■ Do this:
Return the entries verbatim and drop every picture.

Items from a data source
# # # # # # #
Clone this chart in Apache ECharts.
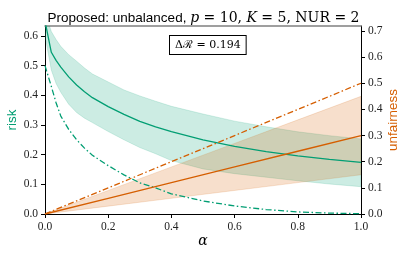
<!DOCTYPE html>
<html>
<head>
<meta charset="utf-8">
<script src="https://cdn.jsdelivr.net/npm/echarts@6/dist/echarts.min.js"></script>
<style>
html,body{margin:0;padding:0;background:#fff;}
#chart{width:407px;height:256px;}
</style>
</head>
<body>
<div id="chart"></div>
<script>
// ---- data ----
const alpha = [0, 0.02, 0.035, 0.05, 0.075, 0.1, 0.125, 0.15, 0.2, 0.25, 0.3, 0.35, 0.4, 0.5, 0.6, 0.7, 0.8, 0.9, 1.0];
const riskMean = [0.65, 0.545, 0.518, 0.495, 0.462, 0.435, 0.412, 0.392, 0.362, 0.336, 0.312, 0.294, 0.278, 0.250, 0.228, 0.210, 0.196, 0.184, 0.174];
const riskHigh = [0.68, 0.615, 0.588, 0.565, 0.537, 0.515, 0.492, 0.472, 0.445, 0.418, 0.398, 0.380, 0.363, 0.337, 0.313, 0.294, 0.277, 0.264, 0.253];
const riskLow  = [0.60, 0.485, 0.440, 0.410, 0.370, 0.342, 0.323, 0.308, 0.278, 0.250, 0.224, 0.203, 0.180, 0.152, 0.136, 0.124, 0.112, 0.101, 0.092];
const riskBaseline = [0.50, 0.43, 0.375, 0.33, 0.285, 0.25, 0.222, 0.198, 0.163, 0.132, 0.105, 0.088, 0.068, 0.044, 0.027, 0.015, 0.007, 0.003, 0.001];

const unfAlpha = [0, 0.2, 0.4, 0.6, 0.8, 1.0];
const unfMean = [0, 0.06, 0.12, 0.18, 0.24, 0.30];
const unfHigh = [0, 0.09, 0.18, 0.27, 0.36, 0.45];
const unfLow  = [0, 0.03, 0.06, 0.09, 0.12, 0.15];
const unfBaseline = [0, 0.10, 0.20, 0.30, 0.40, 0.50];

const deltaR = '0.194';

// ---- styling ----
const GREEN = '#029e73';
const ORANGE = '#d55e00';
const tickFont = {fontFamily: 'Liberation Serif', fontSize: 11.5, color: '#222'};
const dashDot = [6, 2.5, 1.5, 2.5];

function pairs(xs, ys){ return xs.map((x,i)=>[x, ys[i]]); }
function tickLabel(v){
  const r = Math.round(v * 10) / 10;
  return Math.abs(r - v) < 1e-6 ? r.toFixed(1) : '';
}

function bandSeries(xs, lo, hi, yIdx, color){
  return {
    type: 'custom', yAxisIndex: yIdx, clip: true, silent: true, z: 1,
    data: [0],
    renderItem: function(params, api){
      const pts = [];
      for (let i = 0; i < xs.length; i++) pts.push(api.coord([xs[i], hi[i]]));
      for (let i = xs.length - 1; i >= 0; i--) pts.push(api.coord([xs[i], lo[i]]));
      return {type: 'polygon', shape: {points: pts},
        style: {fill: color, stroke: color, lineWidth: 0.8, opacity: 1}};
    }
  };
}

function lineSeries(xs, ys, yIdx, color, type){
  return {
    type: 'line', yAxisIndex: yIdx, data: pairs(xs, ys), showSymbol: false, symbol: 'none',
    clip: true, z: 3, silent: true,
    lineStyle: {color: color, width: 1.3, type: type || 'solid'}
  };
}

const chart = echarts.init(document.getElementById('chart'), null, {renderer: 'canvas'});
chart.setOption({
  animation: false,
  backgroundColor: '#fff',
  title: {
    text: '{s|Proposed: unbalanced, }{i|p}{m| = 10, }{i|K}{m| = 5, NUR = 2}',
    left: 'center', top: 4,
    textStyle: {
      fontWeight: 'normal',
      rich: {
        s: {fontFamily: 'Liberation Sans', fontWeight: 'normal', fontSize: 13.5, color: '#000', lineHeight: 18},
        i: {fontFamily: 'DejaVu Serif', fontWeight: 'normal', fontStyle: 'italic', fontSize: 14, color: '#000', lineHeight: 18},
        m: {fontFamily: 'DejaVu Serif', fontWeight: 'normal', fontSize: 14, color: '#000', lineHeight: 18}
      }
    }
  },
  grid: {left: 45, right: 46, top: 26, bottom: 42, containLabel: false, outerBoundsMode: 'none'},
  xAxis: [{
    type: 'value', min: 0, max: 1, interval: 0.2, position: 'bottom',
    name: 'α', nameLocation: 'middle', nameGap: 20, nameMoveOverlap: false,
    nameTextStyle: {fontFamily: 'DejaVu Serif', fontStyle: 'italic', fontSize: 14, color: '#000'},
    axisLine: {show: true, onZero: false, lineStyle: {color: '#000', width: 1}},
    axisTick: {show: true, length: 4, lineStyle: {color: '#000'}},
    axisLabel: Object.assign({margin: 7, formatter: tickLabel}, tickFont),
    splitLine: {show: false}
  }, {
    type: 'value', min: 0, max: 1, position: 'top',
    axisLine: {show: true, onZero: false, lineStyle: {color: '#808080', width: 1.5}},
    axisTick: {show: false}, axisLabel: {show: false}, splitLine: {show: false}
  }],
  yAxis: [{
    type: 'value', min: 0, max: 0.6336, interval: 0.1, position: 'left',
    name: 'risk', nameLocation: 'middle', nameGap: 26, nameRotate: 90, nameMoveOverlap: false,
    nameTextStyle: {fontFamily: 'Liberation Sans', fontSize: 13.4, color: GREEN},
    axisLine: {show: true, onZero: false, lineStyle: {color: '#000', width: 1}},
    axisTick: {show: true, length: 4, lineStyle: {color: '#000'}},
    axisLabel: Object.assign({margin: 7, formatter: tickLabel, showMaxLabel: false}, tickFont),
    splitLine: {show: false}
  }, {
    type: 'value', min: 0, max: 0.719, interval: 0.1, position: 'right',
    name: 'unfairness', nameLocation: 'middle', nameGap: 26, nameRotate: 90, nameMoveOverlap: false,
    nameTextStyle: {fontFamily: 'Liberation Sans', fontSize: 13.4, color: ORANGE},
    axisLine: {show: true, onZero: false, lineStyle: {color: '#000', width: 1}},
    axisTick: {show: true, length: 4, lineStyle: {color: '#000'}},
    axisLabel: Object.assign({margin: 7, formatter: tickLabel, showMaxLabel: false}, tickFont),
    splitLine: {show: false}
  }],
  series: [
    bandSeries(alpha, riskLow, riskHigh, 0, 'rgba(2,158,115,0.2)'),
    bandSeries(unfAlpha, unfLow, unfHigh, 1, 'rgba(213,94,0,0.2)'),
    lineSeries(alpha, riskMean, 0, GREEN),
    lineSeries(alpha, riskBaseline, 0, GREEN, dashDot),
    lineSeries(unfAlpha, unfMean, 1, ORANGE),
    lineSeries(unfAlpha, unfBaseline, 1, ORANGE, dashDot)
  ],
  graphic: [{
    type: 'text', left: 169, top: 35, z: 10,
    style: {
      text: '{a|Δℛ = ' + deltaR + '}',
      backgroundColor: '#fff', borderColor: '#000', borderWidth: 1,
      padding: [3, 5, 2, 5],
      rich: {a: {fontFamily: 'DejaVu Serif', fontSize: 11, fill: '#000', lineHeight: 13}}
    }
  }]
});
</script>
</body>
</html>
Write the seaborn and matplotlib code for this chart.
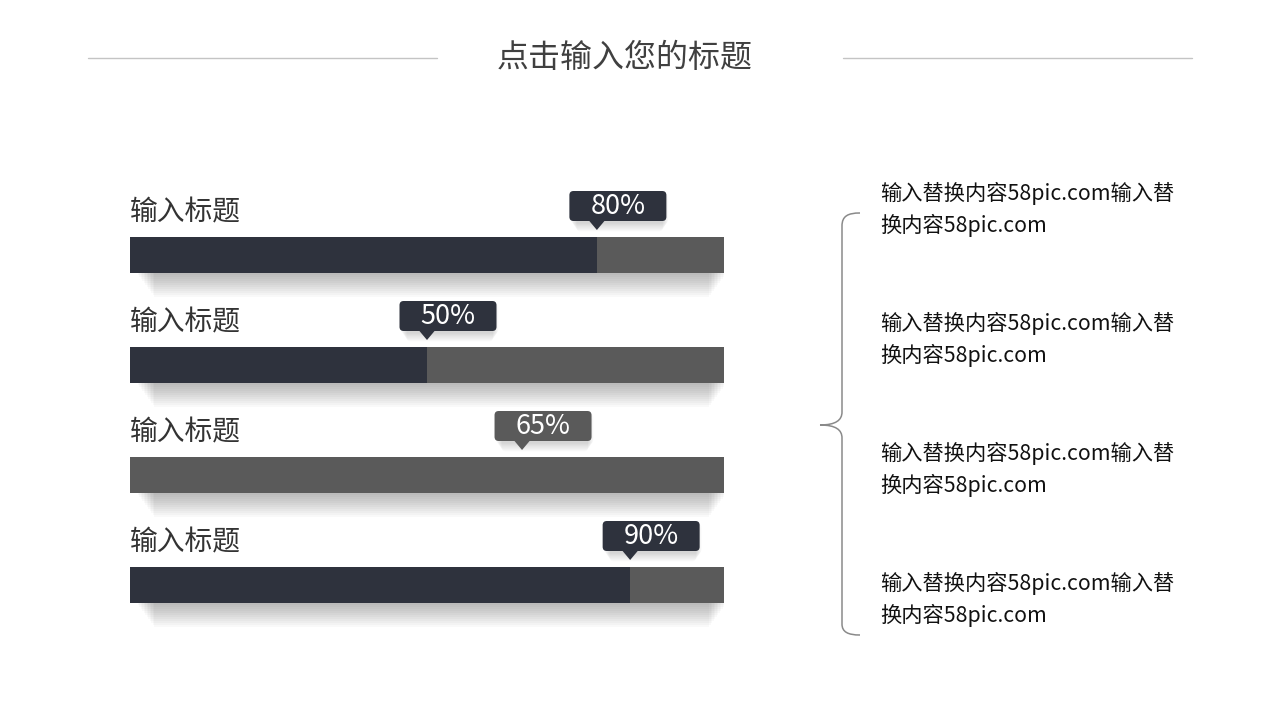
# # # # # # #
■ Full output:
Clone this chart in Apache ECharts.
<!DOCTYPE html>
<html>
<head>
<meta charset="utf-8">
<script src="https://cdn.jsdelivr.net/npm/echarts@6/dist/echarts.min.js"></script>
<style>
html,body{margin:0;padding:0;background:#fff;}
#chart{width:407px;height:256px;}
</style>
</head>
<body>
<div id="chart"></div>
<script>
// ---- data ----
const alpha = [0, 0.02, 0.035, 0.05, 0.075, 0.1, 0.125, 0.15, 0.2, 0.25, 0.3, 0.35, 0.4, 0.5, 0.6, 0.7, 0.8, 0.9, 1.0];
const riskMean = [0.65, 0.545, 0.518, 0.495, 0.462, 0.435, 0.412, 0.392, 0.362, 0.336, 0.312, 0.294, 0.278, 0.250, 0.228, 0.210, 0.196, 0.184, 0.174];
const riskHigh = [0.68, 0.615, 0.588, 0.565, 0.537, 0.515, 0.492, 0.472, 0.445, 0.418, 0.398, 0.380, 0.363, 0.337, 0.313, 0.294, 0.277, 0.264, 0.253];
const riskLow  = [0.60, 0.485, 0.440, 0.410, 0.370, 0.342, 0.323, 0.308, 0.278, 0.250, 0.224, 0.203, 0.180, 0.152, 0.136, 0.124, 0.112, 0.101, 0.092];
const riskBaseline = [0.50, 0.43, 0.375, 0.33, 0.285, 0.25, 0.222, 0.198, 0.163, 0.132, 0.105, 0.088, 0.068, 0.044, 0.027, 0.015, 0.007, 0.003, 0.001];

const unfAlpha = [0, 0.2, 0.4, 0.6, 0.8, 1.0];
const unfMean = [0, 0.06, 0.12, 0.18, 0.24, 0.30];
const unfHigh = [0, 0.09, 0.18, 0.27, 0.36, 0.45];
const unfLow  = [0, 0.03, 0.06, 0.09, 0.12, 0.15];
const unfBaseline = [0, 0.10, 0.20, 0.30, 0.40, 0.50];

const deltaR = '0.194';

// ---- styling ----
const GREEN = '#029e73';
const ORANGE = '#d55e00';
const tickFont = {fontFamily: 'Liberation Serif', fontSize: 11.5, color: '#222'};
const dashDot = [6, 2.5, 1.5, 2.5];

function pairs(xs, ys){ return xs.map((x,i)=>[x, ys[i]]); }
function tickLabel(v){
  const r = Math.round(v * 10) / 10;
  return Math.abs(r - v) < 1e-6 ? r.toFixed(1) : '';
}

function bandSeries(xs, lo, hi, yIdx, color){
  return {
    type: 'custom', yAxisIndex: yIdx, clip: true, silent: true, z: 1,
    data: [0],
    renderItem: function(params, api){
      const pts = [];
      for (let i = 0; i < xs.length; i++) pts.push(api.coord([xs[i], hi[i]]));
      for (let i = xs.length - 1; i >= 0; i--) pts.push(api.coord([xs[i], lo[i]]));
      return {type: 'polygon', shape: {points: pts},
        style: {fill: color, stroke: color, lineWidth: 0.8, opacity: 1}};
    }
  };
}

function lineSeries(xs, ys, yIdx, color, type){
  return {
    type: 'line', yAxisIndex: yIdx, data: pairs(xs, ys), showSymbol: false, symbol: 'none',
    clip: true, z: 3, silent: true,
    lineStyle: {color: color, width: 1.3, type: type || 'solid'}
  };
}

const chart = echarts.init(document.getElementById('chart'), null, {renderer: 'canvas'});
chart.setOption({
  animation: false,
  backgroundColor: '#fff',
  title: {
    text: '{s|Proposed: unbalanced, }{i|p}{m| = 10, }{i|K}{m| = 5, NUR = 2}',
    left: 'center', top: 4,
    textStyle: {
      fontWeight: 'normal',
      rich: {
        s: {fontFamily: 'Liberation Sans', fontWeight: 'normal', fontSize: 13.5, color: '#000', lineHeight: 18},
        i: {fontFamily: 'DejaVu Serif', fontWeight: 'normal', fontStyle: 'italic', fontSize: 14, color: '#000', lineHeight: 18},
        m: {fontFamily: 'DejaVu Serif', fontWeight: 'normal', fontSize: 14, color: '#000', lineHeight: 18}
      }
    }
  },
  grid: {left: 45, right: 46, top: 26, bottom: 42, containLabel: false, outerBoundsMode: 'none'},
  xAxis: [{
    type: 'value', min: 0, max: 1, interval: 0.2, position: 'bottom',
    name: 'α', nameLocation: 'middle', nameGap: 20, nameMoveOverlap: false,
    nameTextStyle: {fontFamily: 'DejaVu Serif', fontStyle: 'italic', fontSize: 14, color: '#000'},
    axisLine: {show: true, onZero: false, lineStyle: {color: '#000', width: 1}},
    axisTick: {show: true, length: 4, lineStyle: {color: '#000'}},
    axisLabel: Object.assign({margin: 7, formatter: tickLabel}, tickFont),
    splitLine: {show: false}
  }, {
    type: 'value', min: 0, max: 1, position: 'top',
    axisLine: {show: true, onZero: false, lineStyle: {color: '#808080', width: 1.5}},
    axisTick: {show: false}, axisLabel: {show: false}, splitLine: {show: false}
  }],
  yAxis: [{
    type: 'value', min: 0, max: 0.6336, interval: 0.1, position: 'left',
    name: 'risk', nameLocation: 'middle', nameGap: 26, nameRotate: 90, nameMoveOverlap: false,
    nameTextStyle: {fontFamily: 'Liberation Sans', fontSize: 13.4, color: GREEN},
    axisLine: {show: true, onZero: false, lineStyle: {color: '#000', width: 1}},
    axisTick: {show: true, length: 4, lineStyle: {color: '#000'}},
    axisLabel: Object.assign({margin: 7, formatter: tickLabel, showMaxLabel: false}, tickFont),
    splitLine: {show: false}
  }, {
    type: 'value', min: 0, max: 0.719, interval: 0.1, position: 'right',
    name: 'unfairness', nameLocation: 'middle', nameGap: 26, nameRotate: 90, nameMoveOverlap: false,
    nameTextStyle: {fontFamily: 'Liberation Sans', fontSize: 13.4, color: ORANGE},
    axisLine: {show: true, onZero: false, lineStyle: {color: '#000', width: 1}},
    axisTick: {show: true, length: 4, lineStyle: {color: '#000'}},
    axisLabel: Object.assign({margin: 7, formatter: tickLabel, showMaxLabel: false}, tickFont),
    splitLine: {show: false}
  }],
  series: [
    bandSeries(alpha, riskLow, riskHigh, 0, 'rgba(2,158,115,0.2)'),
    bandSeries(unfAlpha, unfLow, unfHigh, 1, 'rgba(213,94,0,0.2)'),
    lineSeries(alpha, riskMean, 0, GREEN),
    lineSeries(alpha, riskBaseline, 0, GREEN, dashDot),
    lineSeries(unfAlpha, unfMean, 1, ORANGE),
    lineSeries(unfAlpha, unfBaseline, 1, ORANGE, dashDot)
  ],
  graphic: [{
    type: 'text', left: 169, top: 35, z: 10,
    style: {
      text: '{a|Δℛ = ' + deltaR + '}',
      backgroundColor: '#fff', borderColor: '#000', borderWidth: 1,
      padding: [3, 5, 2, 5],
      rich: {a: {fontFamily: 'DejaVu Serif', fontSize: 11, fill: '#000', lineHeight: 13}}
    }
  }]
});
</script>
</body>
</html>
Write the seaborn and matplotlib code for this chart.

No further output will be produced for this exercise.